World Renew is responding.

“Jesus called us to cross to the other side of the road and help those in need, regardless of who they are and where they come from. As the crisis persists, World Renew is partnering with a local Christian organization to provide vulnerable families displaced from their homes with food,” explained Carol Bremer-Bennett, director of World Renew, U.S.

This includes meeting the physical need for food, water, and shelter. Through its partnership in the Canadian Foodgrains Bank, World Renew is providing food to 3,000 Rohingya families. This nutrient-rich food is essential for those who have so little.

The response won’t end there, however. When World Renew responds to international disasters it coordinates its efforts with other nonprofit organizations, local churches, and locally hired people to ensure that physical, emotional, and spiritual needs are met for the short and long-term.
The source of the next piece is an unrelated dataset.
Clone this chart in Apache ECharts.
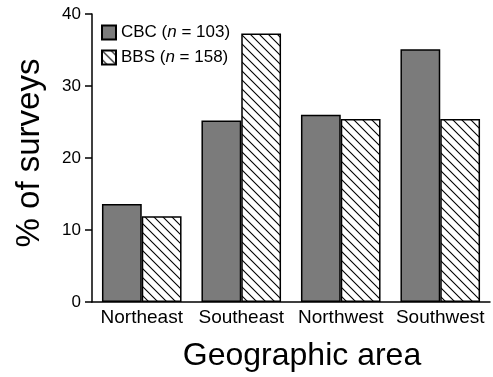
<!DOCTYPE html>
<html><head><meta charset="utf-8">
<script src="https://cdn.jsdelivr.net/npm/echarts@6/dist/echarts.min.js"></script>
<style>html,body{margin:0;padding:0;background:#fff}#c{width:493px;height:377px}</style>
</head><body><div id="c"></div>
<script>
const categories = ['Northeast', 'Southeast', 'Northwest', 'Southwest'];
const cbcValues = [13.6, 25.2, 26.0, 35.1];
const bbsValues = [11.9, 37.3, 25.4, 25.4];
const yTicks = [0, 10, 20, 30, 40];

function hatch() {
  const s = 9;
  const c = document.createElement('canvas');
  c.width = s; c.height = s;
  const g = c.getContext('2d');
  g.fillStyle = '#fff'; g.fillRect(0, 0, s, s);
  g.strokeStyle = '#000'; g.lineWidth = 1.1;
  g.beginPath();
  g.moveTo(-1, -1); g.lineTo(s + 1, s + 1);
  g.moveTo(-1 - s, -1); g.lineTo(1, s + 1);
  g.moveTo(s - 1, -1); g.lineTo(2 * s + 1, s + 1);
  g.stroke();
  return c;
}
const F = 'Liberation Sans, Arial, sans-serif';
const chart = echarts.init(document.getElementById('c'), null, {renderer: 'canvas'});
chart.setOption({
  animation: false,
  grid: {left: 92, right: 3, top: 14, bottom: 74},
  legend: {
    left: 96, top: 19, orient: 'vertical', itemWidth: 14, itemHeight: 14, itemGap: 8,
    icon: 'rect',
    textStyle: {fontFamily: F, fontSize: 17, color: '#000',
      rich: {i: {fontStyle: 'italic', fontFamily: F, fontSize: 17}}},
    formatter: function (n) { return n === 'CBC' ? 'CBC ({i|n} = 103)' : 'BBS ({i|n} = 158)'; },
    data: ['CBC', 'BBS']
  },
  xAxis: {
    type: 'category', data: categories,
    name: 'Geographic area', nameLocation: 'middle', nameGap: 38,
    nameTextStyle: {fontFamily: F, fontSize: 32, color: '#000', padding: [0, 0, 0, 22]},
    axisLine: {lineStyle: {color: '#000', width: 1.5}},
    axisTick: {alignWithLabel: true, interval: 0, length: 7, lineStyle: {color: '#000', width: 1.5}},
    axisLabel: {interval: 0, fontFamily: F, fontSize: 19, color: '#000', margin: 6}
  },
  yAxis: {
    type: 'value', min: yTicks[0], max: yTicks[yTicks.length - 1], interval: 10,
    name: '% of surveys', nameLocation: 'middle', nameGap: 46,
    nameTextStyle: {fontFamily: F, fontSize: 33, color: '#000', padding: [0, 0, 0, 10]},
    splitLine: {show: false},
    axisLine: {show: true, lineStyle: {color: '#000', width: 1.5}},
    axisTick: {show: true, length: 7, lineStyle: {color: '#000', width: 1.5}},
    axisLabel: {fontFamily: F, fontSize: 17, color: '#000', margin: 11}
  },
  series: [
    {name: 'CBC', type: 'bar', data: cbcValues, barGap: '0%', barCategoryGap: '20%',
     itemStyle: {color: '#7b7b7b', borderColor: '#000', borderWidth: 1.5}},
    {name: 'BBS', type: 'bar', data: bbsValues,
     itemStyle: {color: {image: hatch(), repeat: 'repeat'}, borderColor: '#000', borderWidth: 1.5}}
  ]
});
</script></body></html>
This response includes providing emergency food and shelter, but it might also include trauma counselling, equipping churches to respond to needs, rebuilding of infrastructure, or training people in new business skills.

“During a time of great turmoil, World Renew is there so that God’s love will be felt as families receive assistance,” said Bremer-Bennett. “God graciously teaches each of us about love as we experience, day-to-day, his love through Christ.  He expects us to extend that love to our neighbors. Through World Renew, the Christian Reformed Church is expressing that love by pursuing justice and serving those who are in need. Through unconditional, undiscriminating, and life-sustaining love, those that World Renew serves can see Christ and draw near to him even in the midst of crises.”